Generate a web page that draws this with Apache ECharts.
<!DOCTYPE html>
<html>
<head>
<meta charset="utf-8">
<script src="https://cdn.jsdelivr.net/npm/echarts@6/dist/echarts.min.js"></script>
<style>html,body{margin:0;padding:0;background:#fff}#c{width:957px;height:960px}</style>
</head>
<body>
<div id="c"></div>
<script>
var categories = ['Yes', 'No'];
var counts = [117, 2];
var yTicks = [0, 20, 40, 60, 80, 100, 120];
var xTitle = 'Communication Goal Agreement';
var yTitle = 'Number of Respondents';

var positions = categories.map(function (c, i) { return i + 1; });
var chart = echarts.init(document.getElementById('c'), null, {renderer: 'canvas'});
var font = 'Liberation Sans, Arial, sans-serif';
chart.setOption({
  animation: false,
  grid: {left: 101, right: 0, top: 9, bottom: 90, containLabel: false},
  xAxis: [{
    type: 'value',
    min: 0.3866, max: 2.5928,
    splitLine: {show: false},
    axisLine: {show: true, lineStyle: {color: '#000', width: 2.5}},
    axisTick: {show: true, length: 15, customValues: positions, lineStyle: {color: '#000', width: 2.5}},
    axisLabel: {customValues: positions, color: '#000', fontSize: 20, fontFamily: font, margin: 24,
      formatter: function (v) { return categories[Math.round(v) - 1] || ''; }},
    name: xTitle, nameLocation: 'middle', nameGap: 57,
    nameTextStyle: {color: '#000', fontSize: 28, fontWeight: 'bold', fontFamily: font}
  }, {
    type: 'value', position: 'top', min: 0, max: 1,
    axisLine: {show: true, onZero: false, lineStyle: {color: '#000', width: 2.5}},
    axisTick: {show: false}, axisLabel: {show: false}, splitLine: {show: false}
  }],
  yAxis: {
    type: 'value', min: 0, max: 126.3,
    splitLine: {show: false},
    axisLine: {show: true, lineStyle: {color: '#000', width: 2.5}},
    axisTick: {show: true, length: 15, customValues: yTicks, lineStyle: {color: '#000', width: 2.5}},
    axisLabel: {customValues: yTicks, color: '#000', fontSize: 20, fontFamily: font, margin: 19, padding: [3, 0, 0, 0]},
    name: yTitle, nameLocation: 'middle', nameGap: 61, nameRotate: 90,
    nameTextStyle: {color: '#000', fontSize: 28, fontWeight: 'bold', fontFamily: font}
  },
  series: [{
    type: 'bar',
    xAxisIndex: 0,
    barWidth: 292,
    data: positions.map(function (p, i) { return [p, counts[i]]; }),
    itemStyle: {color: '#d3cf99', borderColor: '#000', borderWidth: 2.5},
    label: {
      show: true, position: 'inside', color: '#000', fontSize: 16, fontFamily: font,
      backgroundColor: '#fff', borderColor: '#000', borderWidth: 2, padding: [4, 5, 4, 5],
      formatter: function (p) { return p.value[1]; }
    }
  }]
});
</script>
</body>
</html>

☆ ☆ ☆ ☆

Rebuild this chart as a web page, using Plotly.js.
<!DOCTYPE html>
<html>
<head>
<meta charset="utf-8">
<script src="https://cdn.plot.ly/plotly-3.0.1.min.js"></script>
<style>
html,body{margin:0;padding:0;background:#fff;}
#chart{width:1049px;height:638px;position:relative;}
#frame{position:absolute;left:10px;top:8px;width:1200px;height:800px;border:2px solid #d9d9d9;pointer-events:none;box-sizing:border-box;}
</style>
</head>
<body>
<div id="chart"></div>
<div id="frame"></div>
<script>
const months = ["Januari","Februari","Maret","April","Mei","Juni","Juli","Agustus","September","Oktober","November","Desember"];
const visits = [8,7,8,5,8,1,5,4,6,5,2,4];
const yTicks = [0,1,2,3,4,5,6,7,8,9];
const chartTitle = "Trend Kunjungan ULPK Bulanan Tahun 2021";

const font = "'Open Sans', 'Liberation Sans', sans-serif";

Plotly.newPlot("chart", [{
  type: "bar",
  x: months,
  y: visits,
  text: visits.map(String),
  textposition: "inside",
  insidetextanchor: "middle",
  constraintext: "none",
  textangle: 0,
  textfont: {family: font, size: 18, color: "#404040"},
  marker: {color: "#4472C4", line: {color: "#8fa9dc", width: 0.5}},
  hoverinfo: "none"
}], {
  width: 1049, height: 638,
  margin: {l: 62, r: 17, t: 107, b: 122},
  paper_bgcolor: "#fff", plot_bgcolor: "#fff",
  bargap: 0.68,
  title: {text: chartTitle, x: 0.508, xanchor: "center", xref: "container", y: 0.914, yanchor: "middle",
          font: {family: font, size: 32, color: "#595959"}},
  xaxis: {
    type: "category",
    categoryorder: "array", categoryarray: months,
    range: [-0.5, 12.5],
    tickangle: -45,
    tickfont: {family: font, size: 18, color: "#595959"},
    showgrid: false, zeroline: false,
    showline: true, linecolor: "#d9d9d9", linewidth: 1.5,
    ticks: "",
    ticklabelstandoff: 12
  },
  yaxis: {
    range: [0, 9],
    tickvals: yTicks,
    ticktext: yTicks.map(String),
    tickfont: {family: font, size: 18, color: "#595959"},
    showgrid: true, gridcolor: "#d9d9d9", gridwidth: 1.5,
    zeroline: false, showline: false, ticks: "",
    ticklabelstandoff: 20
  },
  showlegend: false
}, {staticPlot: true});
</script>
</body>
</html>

☆ ☆ ☆ ☆

● **EXERCISE DESCRIPTION**:
Everything from the line that contains "Generate a web" through the line that contains "var yTitle = 'Number of Respondents';" is to be transcribed exactly, and nothing outside that range.

● **WRITTEN REPLY**:
Generate a web page that draws this with Apache ECharts.
<!DOCTYPE html>
<html>
<head>
<meta charset="utf-8">
<script src="https://cdn.jsdelivr.net/npm/echarts@6/dist/echarts.min.js"></script>
<style>html,body{margin:0;padding:0;background:#fff}#c{width:957px;height:960px}</style>
</head>
<body>
<div id="c"></div>
<script>
var categories = ['Yes', 'No'];
var counts = [117, 2];
var yTicks = [0, 20, 40, 60, 80, 100, 120];
var xTitle = 'Communication Goal Agreement';
var yTitle = 'Number of Respondents';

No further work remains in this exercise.